Esta teoría causó muchas dificultades años después. Los cometas, que fueron reconocidos como destructibles, habían sido asignados a la esfera sublunar, pero en el siglo XVII se descubrió que describen órbitas alrededor del Sol y están muy rara vez tan próximos como la Luna. Puesto que el movimiento natural de los cuerpos terrestres es rectilíneo, se juzgaba que un proyectil disparado horizontalmente se movería en horizontal por algún tiempo y que después empezaría a caer en vertical de pronto. El descubrimiento de Galileo de que un proyectil se mueve describiendo una parábola escandalizó a sus colegas aristotélicos. Copérnico, Kepler y Galileo habían combatido a Aristóteles tanto como a la Biblia, al establecer el concepto de que la Tierra no es el centro del Universo, sino que gira sobre su eje una vez al día y da vuelta alrededor del Sol una vez al año.

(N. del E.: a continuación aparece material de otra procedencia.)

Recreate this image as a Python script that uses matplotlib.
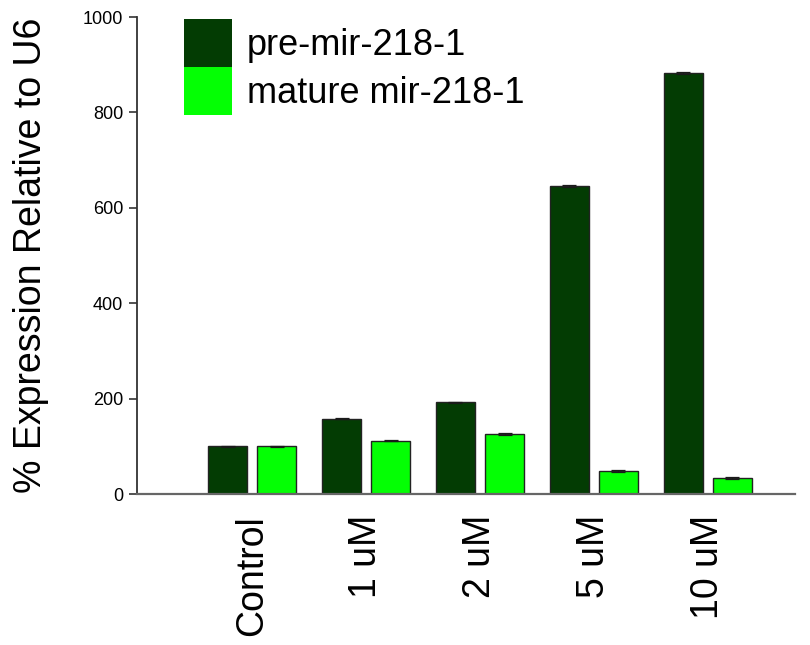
import matplotlib

matplotlib.use("Agg", force=True)
import matplotlib.pyplot as plt
import numpy as np
from matplotlib.patches import Patch

plt.rcParams["font.family"] = ["Liberation Sans", "DejaVu Sans"]

conditions = ["Control", "1 uM", "2 uM", "5 uM", "10 uM"]
pre_mir = [100, 158, 192, 645, 882]
mature_mir = [100, 112, 126, 48, 34]
pre_err = [1.5, 1.5, 1.5, 2, 2]
mature_err = [1.5, 1.5, 1.5, 1.5, 1.5]
series_labels = ["pre-mir-218-1", "mature mir-218-1"]

DARK = "#033c03"
BRIGHT = "#04ff04"

fig = plt.figure(figsize=(8.1, 6.45), dpi=100)
ax = fig.add_axes([0.169, 0.234, 0.812, 0.7396])

x = np.arange(len(conditions))
width = 0.342
offset = 0.215
err_kw = dict(ecolor="#1a1a1a", elinewidth=0.8, capsize=5, capthick=0.9)
ax.bar(x - offset, pre_mir, width, color=DARK, edgecolor="#222222", linewidth=1.0,
       yerr=pre_err, error_kw=err_kw)
ax.bar(x + offset, mature_mir, width, color=BRIGHT, edgecolor="#222222", linewidth=1.0,
       yerr=mature_err, error_kw=err_kw)

ax.set_xlim(-1.01, 4.76)
ax.set_ylim(0, 1000)
ax.set_yticks([0, 200, 400, 600, 800, 1000])
ax.tick_params(axis="y", labelsize=13, length=6, width=1.2, color="#333333", pad=4)
ax.set_xticks(x)
ax.set_xticklabels(conditions, rotation=90, fontsize=27)
ax.tick_params(axis="x", length=0, pad=15)

for side in ("top", "right"):
    ax.spines[side].set_visible(False)
ax.spines["left"].set_color("#333333")
ax.spines["left"].set_linewidth(1.3)
ax.spines["bottom"].set_color("#666666")
ax.spines["bottom"].set_linewidth(1.6)

ax.set_ylabel("% Expression Relative to U6", fontsize=27, labelpad=24)

handles = [Patch(facecolor=DARK, edgecolor="none"), Patch(facecolor=BRIGHT, edgecolor="none")]
ax.legend(handles, series_labels, loc="upper left", bbox_to_anchor=(0.227, 0.9705),
          bbox_transform=fig.transFigure, frameon=False, fontsize=26,
          handlelength=1.33, handleheight=1.67, labelspacing=0.0,
          handletextpad=0.42, borderpad=0, borderaxespad=0)

fig.savefig("out.png", dpi=100)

Para llegar a una materia más general: la física de Aristóteles es incompatible con la Primera ley del movimiento, de Newton, originalmente enunciada por Galileo. Esta ley establece que todo cuerpo abandonado a sí mismo, continuará, si el movimiento persiste, moviéndose en línea recta con una velocidad uniforme. Así, se requieren causas exteriores, no para calcular el movimiento, sino para calcular el cambio de movimiento, sea en velocidad, sea en dirección. El movimiento circular, que Aristóteles imaginaba natural en los cuerpos celestes, supone un cambio continuo en la dirección del movimiento y, por lo tanto, requiere una fuerza dirigida hacia el centro del círculo, como en la ley de la gravitación de Newton.
Finalmente, el concepto de que los cuerpos celestes son eternos e incorruptibles ha tenido que ser abandonado. El Sol y las estrellas tienen vida larga, pero no eterna. Nacieron de una nebulosa y al fin explotan, mueren o se enfrían. Nada en el mundo visible está exento de cambio y decadencia; el credo aristotélico, por el contrario, aunque aceptado por los cristianos medievales, es un producto del culto pagano al Sol, la Luna y los planetas.